La nouvelle équipe économique héritera de défis sans précédent, qu'il s'agisse de trouver une issue à ce que beaucoup considèrent comme une politique de zéro COVID de plus en plus insoutenable, d'une crise immobilière menaçant la stabilité financière ou de tensions croissantes avec Washington.

Une répression chaotique des entreprises technologiques et de l'enseignement privé, qui a ébranlé la confiance des investisseurs et des entreprises, a incité Li et Liu à exprimer leur soutien à la soi-disant économie de plate-forme.

"Face aux défis internes et externes croissants, l'attention du gouvernement chinois semble avoir été détournée de son programme de réforme", a déclaré Joerg Wuttke, président de la Chambre de commerce européenne en Chine. La chambre prévoit de publier un document contenant près de 1 000 recommandations pour améliorer les conditions des entreprises européennes en Chine, avant le congrès.

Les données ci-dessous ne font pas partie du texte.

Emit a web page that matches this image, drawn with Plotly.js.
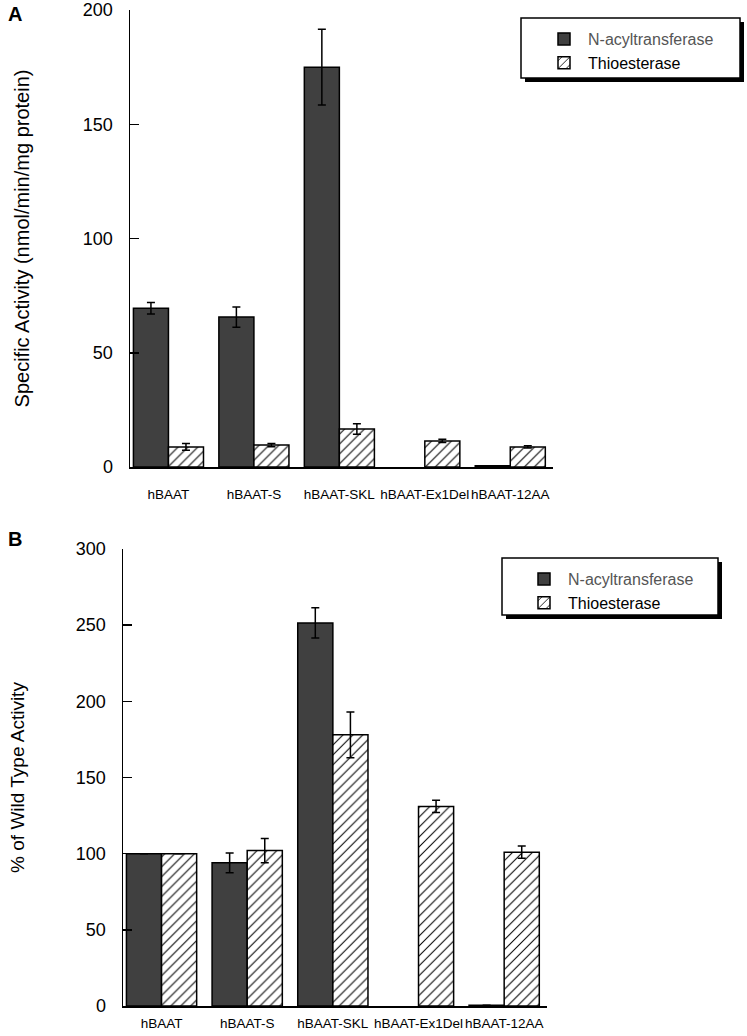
<!DOCTYPE html>
<html>
<head>
<meta charset="utf-8">
<script src="https://cdn.plot.ly/plotly-3.0.1.min.js"></script>
<style>
  body { margin: 0; background: #fff; }
  #chart { width: 747px; height: 1036px; }
</style>
</head>
<body>
<div id="chart"></div>
<script>
// constructs on the x axis
var constructs = ['hBAAT', 'hBAAT-S', 'hBAAT-SKL', 'hBAAT-Ex1Del', 'hBAAT-12AA'];

// panel A: specific activity (nmol/min/mg protein)
var acylA = [69.5, 65.6, 175, null, 0.5];
var acylA_err = [2.5, 4.4, 16.6, 0, 0];
var thioA = [8.8, 9.6, 16.6, 11.4, 8.8];
var thioA_err = [1.5, 0.7, 2.3, 0.7, 0.5];

// panel B: % of wild type activity
var acylB = [100, 94, 251.5, null, 0.5];
var acylB_err = [0, 6.5, 10, 0, 0];
var thioB = [100, 102, 178, 131, 101];
var thioB_err = [0, 8, 15, 4, 4];

var W = 747, H = 1036;
function px(x) { return x / W; }
function py(y) { return 1 - y / H; }

var FONT = 'Liberation Sans, Arial, sans-serif';
var dark = '#404040';

function errs(arr) {
  return { type: 'data', array: arr, visible: true, color: '#000', thickness: 1.5, width: 4 };
}

var trace1 = {
  x: constructs, y: acylA, type: 'bar', xaxis: 'x', yaxis: 'y',
  name: '<span style="color:#555">N-acyltransferase</span>',
  marker: { color: dark, line: { color: '#000', width: 1.5 } },
  error_y: errs(acylA_err),
  legend: 'legend'
};
var trace2 = {
  x: constructs, y: thioA, type: 'bar', xaxis: 'x', yaxis: 'y',
  name: 'Thioesterase',
  marker: { color: '#fff', line: { color: '#000', width: 1.5 },
    pattern: { shape: '/', fgcolor: '#000', bgcolor: '#fff', size: 7, solidity: 0.15 } },
  error_y: errs(thioA_err),
  legend: 'legend'
};
var trace3 = {
  x: constructs, y: acylB, type: 'bar', xaxis: 'x2', yaxis: 'y2',
  name: '<span style="color:#555">N-acyltransferase</span>',
  marker: { color: dark, line: { color: '#000', width: 1.5 } },
  error_y: errs(acylB_err),
  legend: 'legend2'
};
var trace4 = {
  x: constructs, y: thioB, type: 'bar', xaxis: 'x2', yaxis: 'y2',
  name: 'Thioesterase',
  marker: { color: '#fff', line: { color: '#000', width: 1.5 },
    pattern: { shape: '/', fgcolor: '#000', bgcolor: '#fff', size: 7, solidity: 0.15 } },
  error_y: errs(thioB_err),
  legend: 'legend2'
};

function xax(domain, anchor, standoff) {
  return {
    domain: domain, anchor: anchor, range: [-0.45, 4.5],
    showline: true, linecolor: '#000', linewidth: 1.5,
    ticks: '', showgrid: false, zeroline: false, fixedrange: true,
    tickangle: 0,
    tickfont: { family: FONT, size: 13.5, color: '#000' },
    ticklabelstandoff: standoff
  };
}
function yax(domain, anchor, range, dtick, title, size, standoff) {
  return {
    domain: domain, anchor: anchor, range: range, dtick: dtick,
    showline: true, linecolor: '#000', linewidth: 1.5,
    ticks: 'inside', ticklen: 9, tickwidth: 1.5, tickcolor: '#000',
    showgrid: false, zeroline: false, fixedrange: true,
    tickfont: { family: FONT, size: 18, color: '#000' },
    ticklabelstandoff: 12,
    title: { text: title, font: { family: FONT, size: size, color: '#000' }, standoff: standoff }
  };
}

// legend boxes with drop shadow
function legendBox(x0, y0, x1, y1) {
  return [
    { type: 'rect', xref: 'paper', yref: 'paper', x0: px(x0 + 4), x1: px(x1 + 4), y0: py(y1 + 4), y1: py(y0 + 4),
      fillcolor: '#000', line: { width: 0 }, layer: 'above' },
    { type: 'rect', xref: 'paper', yref: 'paper', x0: px(x0), x1: px(x1), y0: py(y1), y1: py(y0),
      fillcolor: '#fff', line: { color: '#000', width: 1.5 }, layer: 'above' }
  ];
}

var legendFont = { family: FONT, size: 16, color: '#000' };

var layout = {
  width: W, height: H,
  margin: { l: 0, r: 0, t: 0, b: 0 },
  paper_bgcolor: '#fff', plot_bgcolor: '#fff',
  barmode: 'group', bargap: 0.18, bargroupgap: 0,
  font: { family: FONT, color: '#000' },
  xaxis: xax([px(130), px(553)], 'y', 14),
  yaxis: yax([py(467), py(10)], 'x', [0, 200], 50, 'Specific Activity (nmol/min/mg protein)', 20, 48),
  xaxis2: xax([px(123), px(547)], 'y2', 4),
  yaxis2: yax([py(1006), py(549)], 'x2', [0, 300], 50, '% of Wild Type Activity', 19, 46),
  legend: {
    x: px(540), y: py(22), xanchor: 'left', yanchor: 'top',
    bgcolor: 'rgba(0,0,0,0)', borderwidth: 0, itemwidth: 38,
    font: legendFont, tracegroupgap: 0
  },
  legend2: {
    x: px(520), y: py(562), xanchor: 'left', yanchor: 'top',
    bgcolor: 'rgba(0,0,0,0)', borderwidth: 0, itemwidth: 38,
    font: legendFont, tracegroupgap: 0
  },
  shapes: legendBox(521, 18, 740, 78).concat(legendBox(502, 558, 718, 615)),
  annotations: [
    { text: '<b>A</b>', xref: 'paper', yref: 'paper', x: px(6), y: py(1), xanchor: 'left', yanchor: 'top',
      showarrow: false, font: { family: FONT, size: 20, color: '#000' } },
    { text: '<b>B</b>', xref: 'paper', yref: 'paper', x: px(6), y: py(526), xanchor: 'left', yanchor: 'top',
      showarrow: false, font: { family: FONT, size: 20, color: '#000' } }
  ]
};

Plotly.newPlot('chart', [trace1, trace2, trace3, trace4], layout, { staticPlot: true });
</script>
</body>
</html>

"La Chambre estime que la meilleure façon pour la Chine de réaliser son potentiel économique est de revenir sur la voie de la réforme et de l'ouverture", a-t-il déclaré.

Avec peu de signes indiquant que la Chine va bientôt assouplir de manière significative le COVID zéro, certains analystes s'attendent à ce que l'économie connaisse une croissance de seulement 3 % cette année, ce qui serait la plus lente depuis 1976, si l'on exclut l'expansion de 2,2 % pendant le coup initial du COVID en 2020.

Li, qui a mené une bataille difficile pour maintenir l'économie à flot tout en proposant des changements limités, semble désireux de laisser sa marque dans la mémoire du public en tant que réformateur.

Lors d'une visite à Shenzhen, un village devenu mégapole et le lieu de naissance symbolique des réformes qui ont déclenché quatre décennies de croissance fulgurante, Li a déclaré que cette tendance est irréversible.

"La réforme et l'ouverture de la Chine vont continuer à progresser. Le fleuve Jaune et le fleuve Yangtze ne couleront pas en arrière", a-t-il déclaré au port Yantian de Shenzhen le mois dernier.

Une vidéo des remarques publiée sur les médias sociaux a ensuite été retirée.